名古屋市立大学大学院医学研究科細胞機能制御学分野2)

中村弘典1)2), 黒野保三1)2),石神龍代1)2),河瀬美之1)2),山田 篤1)2),皆川宗徳1),鈴木 光2)

 

【目的】

 我々は、第54回(社)全日本鍼灸学会学術大会において、2型糖尿病に近いと考えられる軽症のSTZ誘発糖尿病ラットに対する鍼治療効果の機序は中枢である脳が中心となり、末梢に働きかけていると推察されることを報告した。さらに今回、肥満を伴う2型糖尿病モデル動物として、大塚製薬(株)徳島研究所で開発されたOLETF(Otsuka Long-Evans Tokushima Fatty)ラットに対し鍼治療効果及び機序について検討を加えたので報告する。

【方法】

実験には6週齢で体重約130gのOLETF雄性ラット及び、コントロールとしてLETO(Long-Evans Tokushima Otsuka)雄性ラットを用いた。ラットは3群に分け、Ⅰ群:糖尿病(18匹)、Ⅱ群:糖尿病+鍼治療(12匹)、Ⅲ群:コントロール(10匹)とした。鍼治療は週2回、経穴は中?・天枢・気海・肝兪・脾兪・腎兪に切皮程度に治療を行った。空腹時血糖値は、20時間絶食後簡易血糖測定器で測定した。また、体重を週1回測定した。

【結果】

鍼治療群の空腹時血糖値は、糖尿病群の空腹時血糖値に比べ有意な低下が認められた(P<0.05)。体重においては、3群において有意な差は認められなかった。しかし、鍼治療群の体重は糖尿病群に比べ減少傾向にあった。

【考察・結語】

今回の結果から、鍼治療群は糖尿病群に比べ、空腹時血糖値の有意な低下が認められ(P<0.05)、鍼治療がOLETFラットの糖尿病に対し有効であることが示唆された。
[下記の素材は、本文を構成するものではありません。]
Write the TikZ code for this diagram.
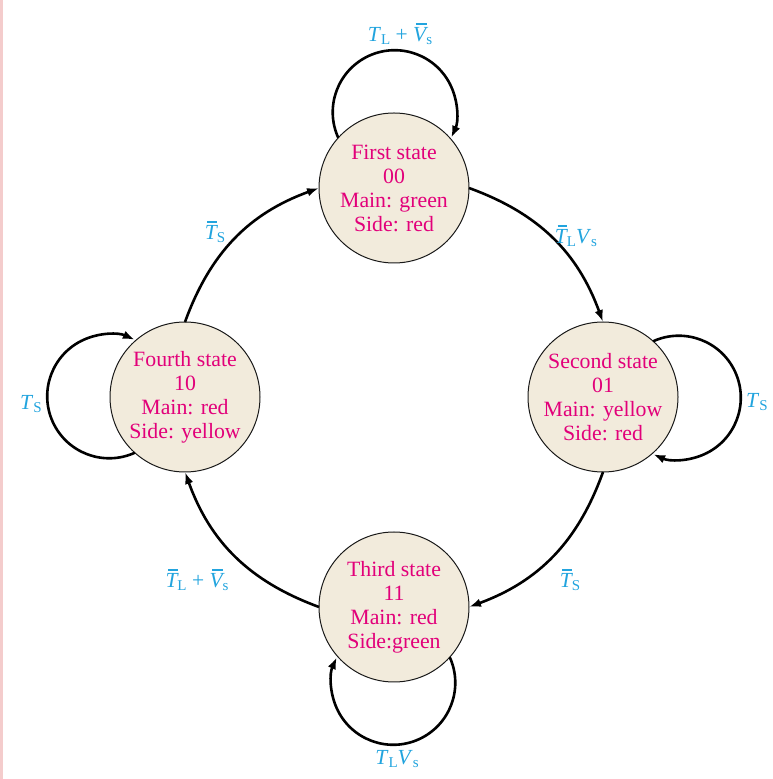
\documentclass[tikz,border=0pt]{standalone}
\usepackage{fontspec}
\setmainfont{Liberation Serif}
\usetikzlibrary{arrows.meta}
\definecolor{txtc}{HTML}{E2007A}
\definecolor{lblc}{HTML}{22A4DE}
\definecolor{fillc}{HTML}{F2EBDC}
\definecolor{stripc}{HTML}{F4CCCC}
\newsavebox\ovlbox
\newcommand\ovl[1]{\leavevmode\sbox\ovlbox{\itshape #1}\rlap{\kern2.6pt\rule[\dimexpr\ht\ovlbox+2.6pt\relax]{\dimexpr\wd\ovlbox-2.2pt\relax}{1.3pt}}\usebox\ovlbox}
\newcommand\sbs[1]{\raisebox{-0.35ex}{\fontsize{15}{15}\selectfont #1}}
\newcommand\itl[1]{\textit{#1}}
\tikzset{
  state/.style={circle, draw=black!90, line width=1pt, fill=fillc, minimum size=150pt,
    inner sep=0pt, outer sep=0pt, text=txtc, align=center, font=\fontsize{21.8}{24}\selectfont},
  edge/.style={line width=2.6pt, -{Latex[length=12pt,width=8.5pt]}},
  lab/.style={text=lblc, font=\fontsize{21.5}{24}\selectfont, inner sep=0pt}
}
\begin{document}
\begin{tikzpicture}[x=1pt,y=1pt]
\useasboundingbox (0,0) rectangle (773,779);
\fill[stripc] (0,0) rectangle (3,779);
\node[state] (s1) at (394,591) {First state\\00\\Main: green\\Side: red};
\node[state] (s2) at (603,382) {Second state\\01\\Main: yellow\\Side: red};
\node[state] (s3) at (394,172) {Third state\\11\\Main: red\\Side:green};
\node[state] (s4) at (185,382) {Fourth state\\10\\Main: red\\Side: yellow};
% ring transitions
\draw[edge] (s1.east) to[bend left=25] (s2.north);
\draw[edge] (s2.south) to[bend left=25] (s3.east);
\draw[edge] (s3.west) to[bend left=25] (s4.south);
\draw[edge] (s4.north) to[bend left=25] (s1.west);
% self loops
\draw[edge] (s1.138.8) arc[start angle=204.4, end angle=-24.4, radius=62];
\draw[edge] (s2.48.8) arc[start angle=114.4, end angle=-114.4, radius=62];
\draw[edge] (s3.318.8) arc[start angle=24.4, end angle=-204.4, radius=62];
\draw[edge] (s4.228.8) arc[start angle=294.4, end angle=65.6, radius=62];
% labels
\node[lab] (l1) at (400,745) {\itl{T}\sbs{L} + \ovl{V}\sbs{s}};
\node[lab] (l2) at (757,377) {\itl{T}\sbs{S}};
\node[lab] (l3) at (397,20) {\itl{T}\sbs{L}\itl{V}\sbs{s}};
\node[lab] (l4) at (31,375) {\itl{T}\sbs{S}};
\node[lab] (l5) at (215,547) {\ovl{T}\sbs{S}};
\node[lab] (l6) at (576,543) {\ovl{T}\sbs{L}\itl{V}\sbs{s}};
\node[lab] (l7) at (570,199) {\ovl{T}\sbs{S}};
\node[lab] (l8) at (197,199) {\ovl{T}\sbs{L} + \ovl{V}\sbs{s}};
\end{tikzpicture}
\end{document}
しかし、OLETFラットの糖尿病発症の一因と考えられる過食による体重の増加(肥満)を改善することはできなかった。このことから、鍼治療効果による空腹時血糖値の改善は食欲抑制によるものでなく、代謝機能の活性化によるインスリン抵抗性の改善による可能性が高いことが推察された。